Goal:
Your task is to copy every line of the records below that contains "this".
— START OF Records for the exercise —
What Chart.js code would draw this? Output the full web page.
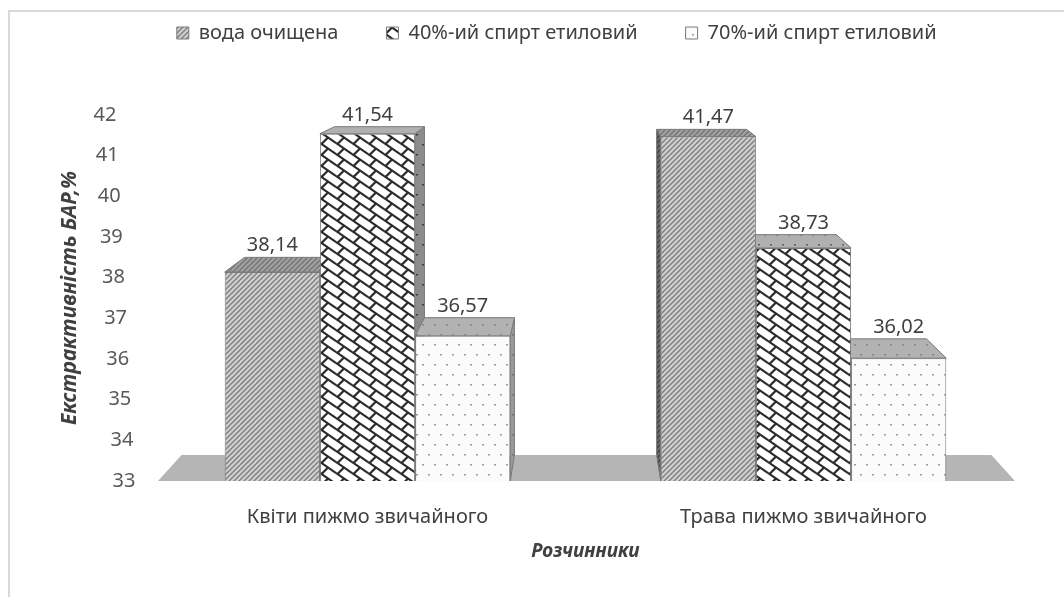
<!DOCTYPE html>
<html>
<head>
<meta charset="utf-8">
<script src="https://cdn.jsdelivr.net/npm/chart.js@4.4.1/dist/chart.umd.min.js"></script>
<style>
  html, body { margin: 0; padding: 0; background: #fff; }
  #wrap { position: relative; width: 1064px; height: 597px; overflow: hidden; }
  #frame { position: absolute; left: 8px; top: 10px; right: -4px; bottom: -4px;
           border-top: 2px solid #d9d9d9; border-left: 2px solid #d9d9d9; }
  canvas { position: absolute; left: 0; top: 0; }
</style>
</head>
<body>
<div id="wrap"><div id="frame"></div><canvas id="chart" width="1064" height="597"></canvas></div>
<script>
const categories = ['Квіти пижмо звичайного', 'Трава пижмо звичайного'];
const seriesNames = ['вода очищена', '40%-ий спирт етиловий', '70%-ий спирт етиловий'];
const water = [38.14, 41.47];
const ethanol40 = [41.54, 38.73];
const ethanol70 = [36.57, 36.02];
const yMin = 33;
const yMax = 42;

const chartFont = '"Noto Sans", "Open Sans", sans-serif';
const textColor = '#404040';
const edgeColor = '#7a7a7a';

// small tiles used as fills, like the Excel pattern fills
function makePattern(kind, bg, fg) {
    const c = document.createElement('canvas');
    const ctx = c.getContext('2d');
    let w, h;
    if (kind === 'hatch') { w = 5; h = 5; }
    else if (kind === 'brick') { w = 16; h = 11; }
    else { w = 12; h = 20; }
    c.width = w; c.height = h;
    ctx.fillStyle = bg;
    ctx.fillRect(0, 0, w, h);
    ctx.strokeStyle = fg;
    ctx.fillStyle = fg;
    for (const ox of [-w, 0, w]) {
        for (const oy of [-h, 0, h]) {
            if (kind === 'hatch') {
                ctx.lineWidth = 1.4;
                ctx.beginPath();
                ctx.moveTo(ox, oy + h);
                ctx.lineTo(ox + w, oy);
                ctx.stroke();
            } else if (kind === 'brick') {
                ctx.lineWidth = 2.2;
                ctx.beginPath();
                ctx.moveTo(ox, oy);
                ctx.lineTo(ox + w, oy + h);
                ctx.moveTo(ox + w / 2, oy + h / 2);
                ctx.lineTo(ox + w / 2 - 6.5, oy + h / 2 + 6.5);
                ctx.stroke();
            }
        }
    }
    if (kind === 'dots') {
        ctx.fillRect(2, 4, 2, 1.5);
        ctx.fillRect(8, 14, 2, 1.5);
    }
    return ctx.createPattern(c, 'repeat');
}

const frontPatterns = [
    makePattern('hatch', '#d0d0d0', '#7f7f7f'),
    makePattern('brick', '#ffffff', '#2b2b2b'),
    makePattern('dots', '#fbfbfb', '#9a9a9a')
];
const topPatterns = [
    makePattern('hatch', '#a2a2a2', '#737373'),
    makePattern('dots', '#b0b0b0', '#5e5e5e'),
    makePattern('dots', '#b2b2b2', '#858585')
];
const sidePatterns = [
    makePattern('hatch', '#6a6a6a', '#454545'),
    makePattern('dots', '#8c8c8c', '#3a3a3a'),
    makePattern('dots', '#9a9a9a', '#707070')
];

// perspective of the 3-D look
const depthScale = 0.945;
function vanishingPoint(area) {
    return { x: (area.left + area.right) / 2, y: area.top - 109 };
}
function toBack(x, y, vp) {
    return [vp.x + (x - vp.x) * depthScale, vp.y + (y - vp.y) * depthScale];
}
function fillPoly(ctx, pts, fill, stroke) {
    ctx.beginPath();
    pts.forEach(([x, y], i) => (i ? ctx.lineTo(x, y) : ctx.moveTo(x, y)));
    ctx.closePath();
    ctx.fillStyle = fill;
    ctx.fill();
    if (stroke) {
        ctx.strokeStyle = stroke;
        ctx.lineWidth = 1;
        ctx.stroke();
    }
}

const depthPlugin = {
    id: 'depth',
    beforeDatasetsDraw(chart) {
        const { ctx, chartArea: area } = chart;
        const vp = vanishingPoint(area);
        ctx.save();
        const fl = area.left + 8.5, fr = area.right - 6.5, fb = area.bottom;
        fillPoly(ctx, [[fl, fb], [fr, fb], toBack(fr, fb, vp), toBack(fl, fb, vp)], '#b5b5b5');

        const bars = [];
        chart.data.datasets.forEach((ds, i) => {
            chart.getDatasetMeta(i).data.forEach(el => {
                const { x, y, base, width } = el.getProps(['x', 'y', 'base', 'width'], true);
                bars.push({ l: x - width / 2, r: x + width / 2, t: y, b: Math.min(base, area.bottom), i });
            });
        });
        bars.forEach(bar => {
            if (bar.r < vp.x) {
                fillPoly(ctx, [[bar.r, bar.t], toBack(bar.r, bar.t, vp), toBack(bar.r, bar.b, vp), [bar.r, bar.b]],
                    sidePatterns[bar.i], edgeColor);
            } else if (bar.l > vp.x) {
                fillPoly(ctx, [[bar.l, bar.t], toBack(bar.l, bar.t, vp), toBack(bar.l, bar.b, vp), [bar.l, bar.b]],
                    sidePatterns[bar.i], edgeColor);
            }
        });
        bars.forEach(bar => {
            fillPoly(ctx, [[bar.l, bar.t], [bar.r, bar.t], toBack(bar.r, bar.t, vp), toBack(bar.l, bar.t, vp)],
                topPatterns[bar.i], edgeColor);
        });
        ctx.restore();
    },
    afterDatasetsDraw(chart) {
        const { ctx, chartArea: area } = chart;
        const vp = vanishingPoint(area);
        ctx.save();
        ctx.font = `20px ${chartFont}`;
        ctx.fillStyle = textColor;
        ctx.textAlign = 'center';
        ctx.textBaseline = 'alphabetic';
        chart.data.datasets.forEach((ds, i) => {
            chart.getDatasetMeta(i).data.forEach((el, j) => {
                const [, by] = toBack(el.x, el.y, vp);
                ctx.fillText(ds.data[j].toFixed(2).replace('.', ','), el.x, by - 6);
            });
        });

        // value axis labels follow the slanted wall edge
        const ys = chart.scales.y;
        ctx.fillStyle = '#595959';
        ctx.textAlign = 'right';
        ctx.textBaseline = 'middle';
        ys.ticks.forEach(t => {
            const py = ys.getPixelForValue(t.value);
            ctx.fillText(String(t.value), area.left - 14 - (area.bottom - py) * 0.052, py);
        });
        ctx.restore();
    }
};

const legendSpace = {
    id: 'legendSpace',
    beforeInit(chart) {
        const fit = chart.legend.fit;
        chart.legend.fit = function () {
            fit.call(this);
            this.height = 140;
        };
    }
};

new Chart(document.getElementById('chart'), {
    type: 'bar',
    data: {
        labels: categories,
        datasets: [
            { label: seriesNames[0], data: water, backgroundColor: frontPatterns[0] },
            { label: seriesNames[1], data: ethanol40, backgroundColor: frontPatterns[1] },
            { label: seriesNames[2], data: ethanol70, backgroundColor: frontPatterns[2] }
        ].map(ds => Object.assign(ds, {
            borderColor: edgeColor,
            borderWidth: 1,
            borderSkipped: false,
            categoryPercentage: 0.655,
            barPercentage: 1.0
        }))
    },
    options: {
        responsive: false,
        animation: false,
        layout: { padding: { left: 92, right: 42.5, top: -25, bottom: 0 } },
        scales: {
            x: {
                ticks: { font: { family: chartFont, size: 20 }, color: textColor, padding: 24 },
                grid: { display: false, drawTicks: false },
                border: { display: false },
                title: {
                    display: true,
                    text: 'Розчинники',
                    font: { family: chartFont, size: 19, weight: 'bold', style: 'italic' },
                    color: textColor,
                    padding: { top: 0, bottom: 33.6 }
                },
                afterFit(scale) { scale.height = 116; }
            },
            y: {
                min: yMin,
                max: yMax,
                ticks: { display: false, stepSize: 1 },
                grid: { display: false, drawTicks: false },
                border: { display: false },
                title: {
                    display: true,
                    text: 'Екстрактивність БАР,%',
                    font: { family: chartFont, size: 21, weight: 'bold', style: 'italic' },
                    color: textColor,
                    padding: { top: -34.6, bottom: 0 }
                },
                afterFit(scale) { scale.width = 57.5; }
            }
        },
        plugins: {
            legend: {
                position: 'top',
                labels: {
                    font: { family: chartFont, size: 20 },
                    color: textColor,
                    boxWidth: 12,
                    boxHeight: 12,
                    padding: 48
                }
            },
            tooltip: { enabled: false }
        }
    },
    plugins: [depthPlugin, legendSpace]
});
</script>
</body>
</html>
— END OF Records for the exercise —
— START OF Records for the exercise —
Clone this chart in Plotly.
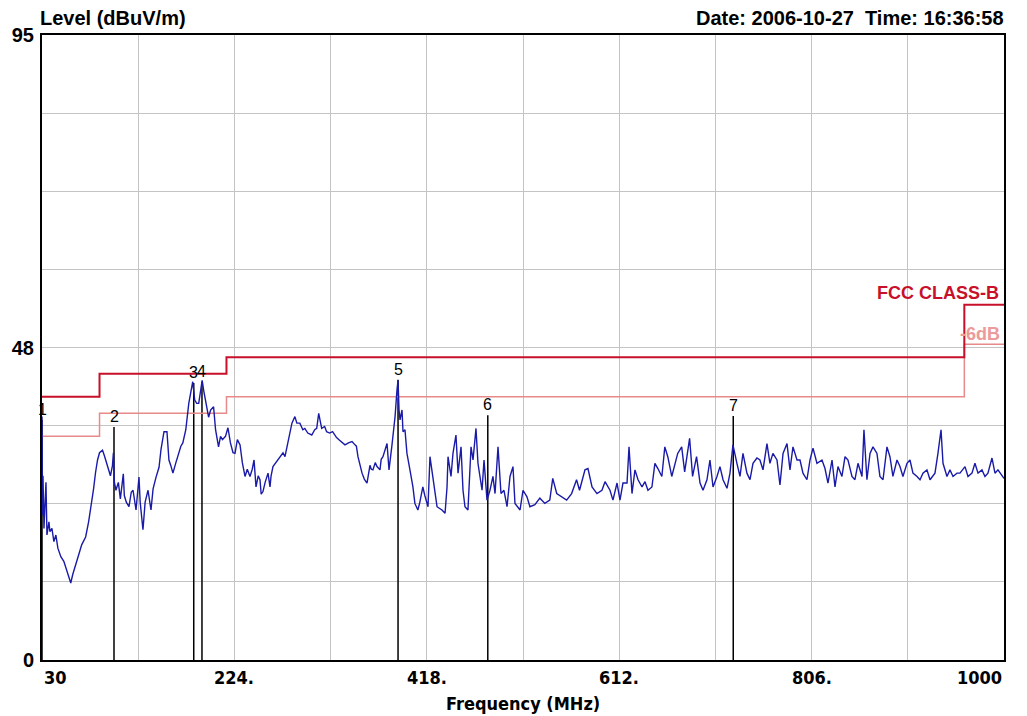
— END OF Records for the exercise —
— START OF Records for the exercise —
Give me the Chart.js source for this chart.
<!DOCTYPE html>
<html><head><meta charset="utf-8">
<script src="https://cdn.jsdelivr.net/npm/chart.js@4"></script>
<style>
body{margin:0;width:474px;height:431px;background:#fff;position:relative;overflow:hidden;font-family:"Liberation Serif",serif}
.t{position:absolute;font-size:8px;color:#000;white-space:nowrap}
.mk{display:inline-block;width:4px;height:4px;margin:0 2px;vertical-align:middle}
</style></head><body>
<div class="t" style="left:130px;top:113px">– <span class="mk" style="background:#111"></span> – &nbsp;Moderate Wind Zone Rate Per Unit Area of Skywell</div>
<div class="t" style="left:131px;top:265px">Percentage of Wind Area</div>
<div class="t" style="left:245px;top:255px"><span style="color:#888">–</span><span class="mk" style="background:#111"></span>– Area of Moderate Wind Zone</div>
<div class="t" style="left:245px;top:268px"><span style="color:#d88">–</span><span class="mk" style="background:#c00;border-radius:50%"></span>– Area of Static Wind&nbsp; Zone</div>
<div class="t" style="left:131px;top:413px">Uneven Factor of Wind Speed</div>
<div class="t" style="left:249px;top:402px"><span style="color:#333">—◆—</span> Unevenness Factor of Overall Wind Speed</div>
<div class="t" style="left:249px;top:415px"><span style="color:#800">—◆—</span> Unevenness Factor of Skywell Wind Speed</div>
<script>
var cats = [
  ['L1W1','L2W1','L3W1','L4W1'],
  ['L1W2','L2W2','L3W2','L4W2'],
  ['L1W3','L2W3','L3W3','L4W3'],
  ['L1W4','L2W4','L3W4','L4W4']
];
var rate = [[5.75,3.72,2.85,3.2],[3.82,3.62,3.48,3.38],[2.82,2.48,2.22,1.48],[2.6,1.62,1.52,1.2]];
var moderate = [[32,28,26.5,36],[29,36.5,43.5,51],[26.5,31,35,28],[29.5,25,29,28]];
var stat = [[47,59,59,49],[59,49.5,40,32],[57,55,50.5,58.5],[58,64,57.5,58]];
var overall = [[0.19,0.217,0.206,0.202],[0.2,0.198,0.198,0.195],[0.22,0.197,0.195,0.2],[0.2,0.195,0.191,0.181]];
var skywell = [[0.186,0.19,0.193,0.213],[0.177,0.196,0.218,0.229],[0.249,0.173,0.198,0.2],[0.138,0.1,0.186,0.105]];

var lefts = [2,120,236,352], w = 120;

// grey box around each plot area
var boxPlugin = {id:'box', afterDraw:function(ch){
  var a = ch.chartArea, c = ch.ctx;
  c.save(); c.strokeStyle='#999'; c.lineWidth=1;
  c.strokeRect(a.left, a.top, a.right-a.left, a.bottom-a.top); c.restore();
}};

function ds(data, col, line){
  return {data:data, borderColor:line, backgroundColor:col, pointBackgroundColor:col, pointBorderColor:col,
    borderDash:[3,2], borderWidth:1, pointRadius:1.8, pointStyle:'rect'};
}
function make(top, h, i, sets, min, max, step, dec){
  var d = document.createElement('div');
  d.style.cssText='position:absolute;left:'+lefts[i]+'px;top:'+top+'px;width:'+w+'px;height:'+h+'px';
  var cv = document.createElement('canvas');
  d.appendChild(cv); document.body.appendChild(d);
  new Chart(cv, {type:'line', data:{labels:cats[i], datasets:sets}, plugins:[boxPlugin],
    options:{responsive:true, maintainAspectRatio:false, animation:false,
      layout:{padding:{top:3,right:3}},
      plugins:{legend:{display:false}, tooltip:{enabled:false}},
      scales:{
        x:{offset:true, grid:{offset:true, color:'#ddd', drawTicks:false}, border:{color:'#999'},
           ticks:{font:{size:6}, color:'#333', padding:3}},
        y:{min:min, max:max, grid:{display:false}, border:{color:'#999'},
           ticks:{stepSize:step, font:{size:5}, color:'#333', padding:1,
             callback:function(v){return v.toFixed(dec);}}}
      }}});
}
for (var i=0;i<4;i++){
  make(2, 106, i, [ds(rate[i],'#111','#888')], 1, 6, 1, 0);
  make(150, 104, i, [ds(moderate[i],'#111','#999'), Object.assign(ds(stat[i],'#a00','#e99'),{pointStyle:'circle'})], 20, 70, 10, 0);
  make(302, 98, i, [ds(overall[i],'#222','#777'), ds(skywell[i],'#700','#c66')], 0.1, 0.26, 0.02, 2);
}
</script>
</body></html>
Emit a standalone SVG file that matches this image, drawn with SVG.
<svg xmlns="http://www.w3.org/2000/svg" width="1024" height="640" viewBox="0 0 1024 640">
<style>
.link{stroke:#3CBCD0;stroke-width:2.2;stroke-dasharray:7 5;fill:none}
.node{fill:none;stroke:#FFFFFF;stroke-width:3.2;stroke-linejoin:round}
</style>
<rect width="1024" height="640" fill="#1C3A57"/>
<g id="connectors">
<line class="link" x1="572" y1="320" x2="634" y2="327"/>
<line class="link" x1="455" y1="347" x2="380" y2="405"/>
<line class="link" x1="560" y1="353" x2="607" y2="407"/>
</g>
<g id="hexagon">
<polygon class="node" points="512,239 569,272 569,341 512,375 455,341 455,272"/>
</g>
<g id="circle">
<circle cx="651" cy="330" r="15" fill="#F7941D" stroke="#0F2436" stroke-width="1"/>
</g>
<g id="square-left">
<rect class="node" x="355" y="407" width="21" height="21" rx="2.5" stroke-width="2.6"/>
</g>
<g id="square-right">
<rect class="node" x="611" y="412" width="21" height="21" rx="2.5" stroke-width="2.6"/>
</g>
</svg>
— END OF Records for the exercise —
Exercise result:
What Chart.js code would draw this? Output the full web page.
            fit.call(this);
            this.height = 140;
Clone this chart in Plotly.
Give me the Chart.js source for this chart.
Emit a standalone SVG file that matches this image, drawn with SVG.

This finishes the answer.